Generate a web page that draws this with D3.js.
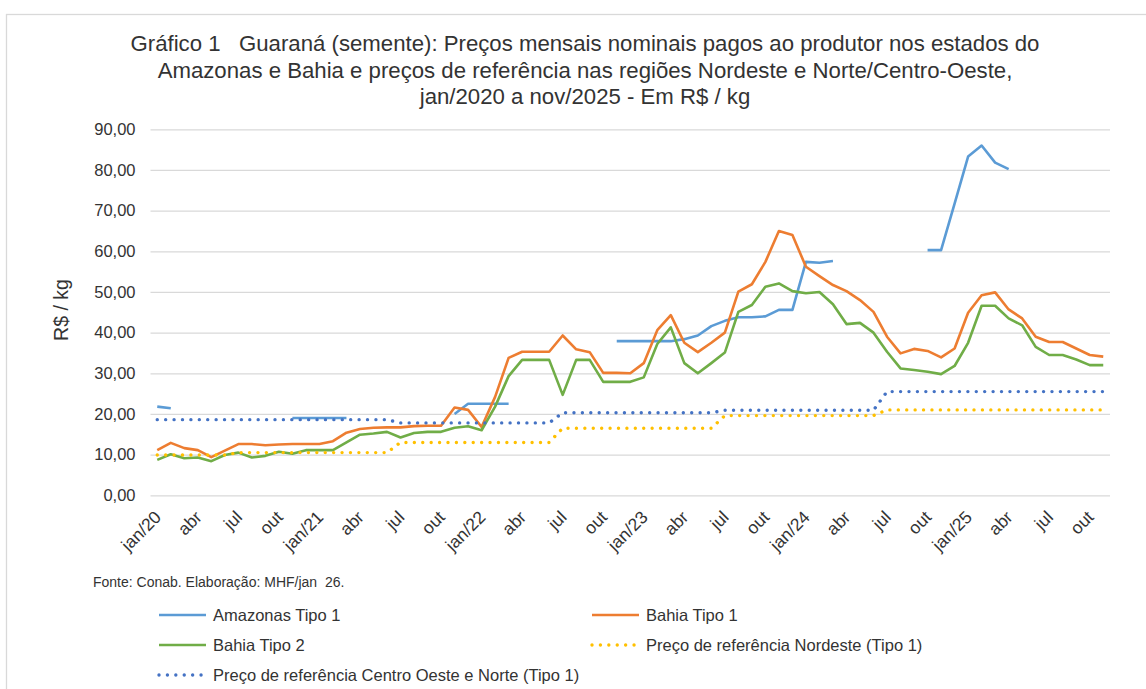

========================================================================

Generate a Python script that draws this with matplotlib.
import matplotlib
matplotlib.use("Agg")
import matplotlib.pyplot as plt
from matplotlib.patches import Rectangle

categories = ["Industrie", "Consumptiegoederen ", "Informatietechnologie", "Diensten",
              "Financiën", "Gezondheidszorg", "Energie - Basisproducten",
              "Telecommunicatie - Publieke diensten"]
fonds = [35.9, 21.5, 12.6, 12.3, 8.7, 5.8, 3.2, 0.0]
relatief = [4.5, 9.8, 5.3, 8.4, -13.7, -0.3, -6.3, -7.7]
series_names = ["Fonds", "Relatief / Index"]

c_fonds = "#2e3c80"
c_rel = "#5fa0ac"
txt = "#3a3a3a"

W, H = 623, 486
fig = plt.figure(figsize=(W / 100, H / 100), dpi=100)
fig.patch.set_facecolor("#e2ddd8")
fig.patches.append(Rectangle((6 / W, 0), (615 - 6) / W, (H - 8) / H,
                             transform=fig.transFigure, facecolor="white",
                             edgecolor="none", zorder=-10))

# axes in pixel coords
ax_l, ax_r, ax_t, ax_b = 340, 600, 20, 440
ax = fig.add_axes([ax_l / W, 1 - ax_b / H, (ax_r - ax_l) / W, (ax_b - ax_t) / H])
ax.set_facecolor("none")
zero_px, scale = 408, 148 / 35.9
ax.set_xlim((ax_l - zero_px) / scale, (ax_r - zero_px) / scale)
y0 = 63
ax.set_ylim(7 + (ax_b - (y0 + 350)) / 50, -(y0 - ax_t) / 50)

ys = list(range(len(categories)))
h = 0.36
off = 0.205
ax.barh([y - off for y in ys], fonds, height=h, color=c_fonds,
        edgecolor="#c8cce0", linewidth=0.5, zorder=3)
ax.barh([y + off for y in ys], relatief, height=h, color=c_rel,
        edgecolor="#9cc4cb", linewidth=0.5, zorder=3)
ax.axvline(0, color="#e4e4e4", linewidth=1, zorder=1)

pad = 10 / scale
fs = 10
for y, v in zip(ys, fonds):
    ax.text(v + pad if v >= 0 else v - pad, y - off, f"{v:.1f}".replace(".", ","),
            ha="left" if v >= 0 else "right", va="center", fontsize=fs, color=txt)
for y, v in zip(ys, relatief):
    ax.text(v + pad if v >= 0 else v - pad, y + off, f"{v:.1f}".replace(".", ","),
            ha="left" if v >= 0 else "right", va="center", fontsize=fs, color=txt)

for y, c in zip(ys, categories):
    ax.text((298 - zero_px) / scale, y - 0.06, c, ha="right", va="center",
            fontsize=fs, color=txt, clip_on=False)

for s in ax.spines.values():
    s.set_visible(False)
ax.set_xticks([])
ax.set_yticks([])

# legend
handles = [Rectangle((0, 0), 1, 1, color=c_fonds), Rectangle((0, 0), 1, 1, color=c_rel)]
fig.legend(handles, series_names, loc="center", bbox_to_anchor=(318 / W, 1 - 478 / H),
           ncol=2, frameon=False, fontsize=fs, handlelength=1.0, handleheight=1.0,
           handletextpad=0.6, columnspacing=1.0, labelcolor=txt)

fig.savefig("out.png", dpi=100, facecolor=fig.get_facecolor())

========================================================================

Show each line holding the word "draws".

Generate a web page that draws this with D3.js.
Generate a Python script that draws this with matplotlib.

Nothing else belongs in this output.